Lucid reported earnings yesterday (May 8) after the market close. Nikola and Fisker reported this morning, Rivian reported today after the market close.

Lucid: Losses widen, sales growth slows
Earnings: Lost $780 million, or $0.43 per share. Revenue came at roughly $149 million, well below analyst estimates.

Delivery: Made 2,314 vehicles and delivered 1,406 in the first quarter.’

Cash position: Lucid had about $3.4 billion in cash at the end of March, enough to fund the company through the first half of 2024, said CFO Sherry House.

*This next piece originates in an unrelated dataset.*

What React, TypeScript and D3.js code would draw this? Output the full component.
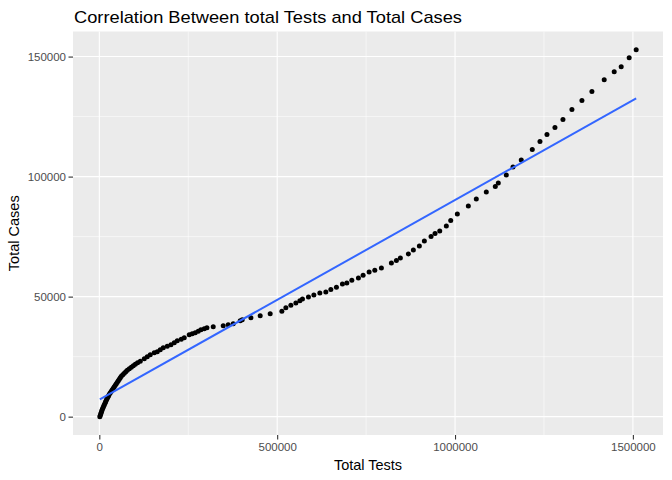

Lucid’s first-quarter sales were up 159 percent from a year ago. But the growth is far from enough to offset costs and justify its stock price. Lucid, which went public in July 2021, is currently valued at $14 billion. Investors were counting on the money-losing startup to grow at an exponential rate to support its lofty valuation.

The company aims to make more than 10,000 electric cars this year. The number is at the bottom edge of its previously stated production goal of 10,000 and 14,000.